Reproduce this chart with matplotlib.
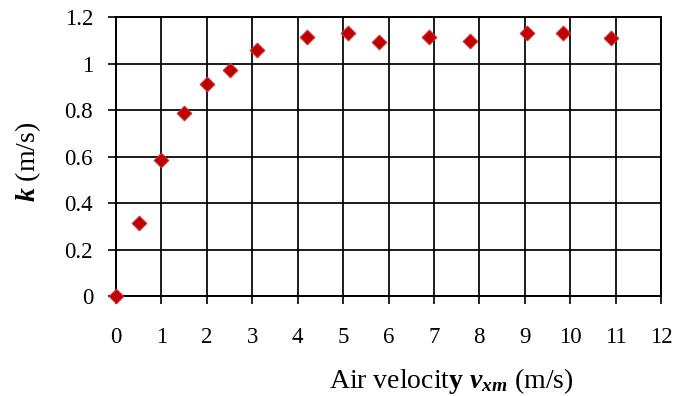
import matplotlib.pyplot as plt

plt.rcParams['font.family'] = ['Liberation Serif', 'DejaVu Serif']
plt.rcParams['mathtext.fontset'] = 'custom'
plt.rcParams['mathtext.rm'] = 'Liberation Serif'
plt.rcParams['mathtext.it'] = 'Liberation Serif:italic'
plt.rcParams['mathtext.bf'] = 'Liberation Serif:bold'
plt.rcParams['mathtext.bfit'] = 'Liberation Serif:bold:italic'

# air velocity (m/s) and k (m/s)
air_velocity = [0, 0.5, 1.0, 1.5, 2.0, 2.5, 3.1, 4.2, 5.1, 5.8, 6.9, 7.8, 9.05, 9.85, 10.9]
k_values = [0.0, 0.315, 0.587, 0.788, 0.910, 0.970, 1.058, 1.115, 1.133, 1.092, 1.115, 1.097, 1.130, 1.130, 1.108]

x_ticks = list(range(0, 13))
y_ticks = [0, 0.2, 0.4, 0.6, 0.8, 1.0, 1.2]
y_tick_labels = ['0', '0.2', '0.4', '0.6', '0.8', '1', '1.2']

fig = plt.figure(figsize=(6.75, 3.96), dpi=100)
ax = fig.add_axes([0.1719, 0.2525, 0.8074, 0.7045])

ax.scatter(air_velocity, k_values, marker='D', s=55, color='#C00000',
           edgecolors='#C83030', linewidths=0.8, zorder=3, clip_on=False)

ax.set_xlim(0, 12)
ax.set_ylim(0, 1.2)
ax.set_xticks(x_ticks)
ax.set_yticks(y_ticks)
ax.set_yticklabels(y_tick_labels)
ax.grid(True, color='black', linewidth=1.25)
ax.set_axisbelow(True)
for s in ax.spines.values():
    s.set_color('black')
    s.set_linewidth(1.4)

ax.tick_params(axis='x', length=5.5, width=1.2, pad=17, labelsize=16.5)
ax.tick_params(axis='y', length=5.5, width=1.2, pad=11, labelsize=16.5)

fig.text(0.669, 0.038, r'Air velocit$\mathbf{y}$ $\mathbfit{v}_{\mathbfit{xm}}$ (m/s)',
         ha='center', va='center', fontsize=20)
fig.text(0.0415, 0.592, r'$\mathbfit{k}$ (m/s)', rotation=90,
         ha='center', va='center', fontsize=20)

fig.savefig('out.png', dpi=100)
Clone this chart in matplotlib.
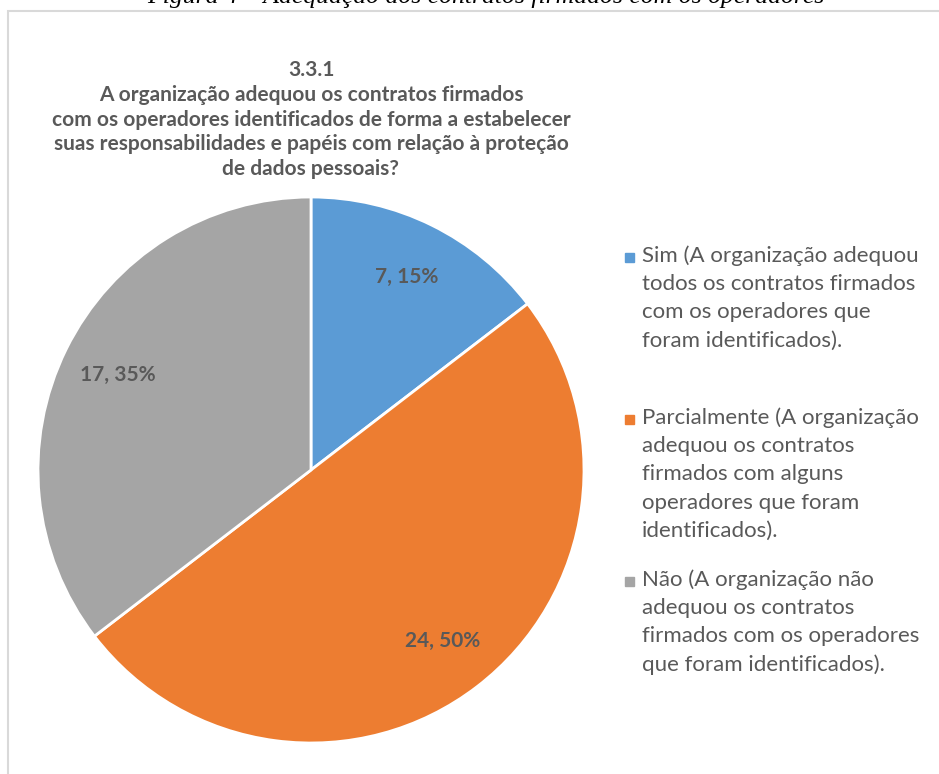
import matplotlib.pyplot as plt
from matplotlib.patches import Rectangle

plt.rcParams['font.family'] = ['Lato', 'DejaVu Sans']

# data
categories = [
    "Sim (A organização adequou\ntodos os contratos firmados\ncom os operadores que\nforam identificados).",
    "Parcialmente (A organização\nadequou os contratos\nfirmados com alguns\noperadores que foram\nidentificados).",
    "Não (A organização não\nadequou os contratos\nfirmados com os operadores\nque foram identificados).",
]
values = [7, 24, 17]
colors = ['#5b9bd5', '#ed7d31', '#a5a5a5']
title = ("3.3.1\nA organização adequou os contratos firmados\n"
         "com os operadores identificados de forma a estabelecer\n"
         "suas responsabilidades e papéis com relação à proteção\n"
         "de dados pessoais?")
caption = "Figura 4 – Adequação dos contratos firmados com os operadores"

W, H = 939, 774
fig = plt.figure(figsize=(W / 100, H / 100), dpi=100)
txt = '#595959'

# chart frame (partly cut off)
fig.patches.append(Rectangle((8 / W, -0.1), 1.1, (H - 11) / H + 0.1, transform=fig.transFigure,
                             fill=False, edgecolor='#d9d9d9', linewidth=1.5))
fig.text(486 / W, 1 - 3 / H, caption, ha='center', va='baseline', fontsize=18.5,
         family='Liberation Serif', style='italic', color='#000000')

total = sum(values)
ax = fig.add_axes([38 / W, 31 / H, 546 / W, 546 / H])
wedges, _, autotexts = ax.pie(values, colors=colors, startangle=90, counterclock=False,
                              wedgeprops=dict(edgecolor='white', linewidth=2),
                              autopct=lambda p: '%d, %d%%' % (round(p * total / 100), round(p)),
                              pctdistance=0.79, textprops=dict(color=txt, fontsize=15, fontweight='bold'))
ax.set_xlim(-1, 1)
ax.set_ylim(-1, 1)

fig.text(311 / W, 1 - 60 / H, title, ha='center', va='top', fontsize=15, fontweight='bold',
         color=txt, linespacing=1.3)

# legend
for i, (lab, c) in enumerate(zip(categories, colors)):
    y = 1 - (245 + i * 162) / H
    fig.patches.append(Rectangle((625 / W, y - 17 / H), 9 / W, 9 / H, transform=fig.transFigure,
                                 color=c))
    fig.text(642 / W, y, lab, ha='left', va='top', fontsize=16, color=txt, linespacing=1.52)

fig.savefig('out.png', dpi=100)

What this task involves:
Your job is to reproduce the lines from the one with "Clone this chart in matplotlib." through the one with "family='Liberation Serif', style='italic', color='#000000')", both kept, exactly as they are. Leave out the pictures.

Reply:
Clone this chart in matplotlib.
import matplotlib.pyplot as plt
from matplotlib.patches import Rectangle

plt.rcParams['font.family'] = ['Lato', 'DejaVu Sans']

# data
categories = [
    "Sim (A organização adequou\ntodos os contratos firmados\ncom os operadores que\nforam identificados).",
    "Parcialmente (A organização\nadequou os contratos\nfirmados com alguns\noperadores que foram\nidentificados).",
    "Não (A organização não\nadequou os contratos\nfirmados com os operadores\nque foram identificados).",
]
values = [7, 24, 17]
colors = ['#5b9bd5', '#ed7d31', '#a5a5a5']
title = ("3.3.1\nA organização adequou os contratos firmados\n"
         "com os operadores identificados de forma a estabelecer\n"
         "suas responsabilidades e papéis com relação à proteção\n"
         "de dados pessoais?")
caption = "Figura 4 – Adequação dos contratos firmados com os operadores"

W, H = 939, 774
fig = plt.figure(figsize=(W / 100, H / 100), dpi=100)
txt = '#595959'

# chart frame (partly cut off)
fig.patches.append(Rectangle((8 / W, -0.1), 1.1, (H - 11) / H + 0.1, transform=fig.transFigure,
                             fill=False, edgecolor='#d9d9d9', linewidth=1.5))
fig.text(486 / W, 1 - 3 / H, caption, ha='center', va='baseline', fontsize=18.5,
         family='Liberation Serif', style='italic', color='#000000')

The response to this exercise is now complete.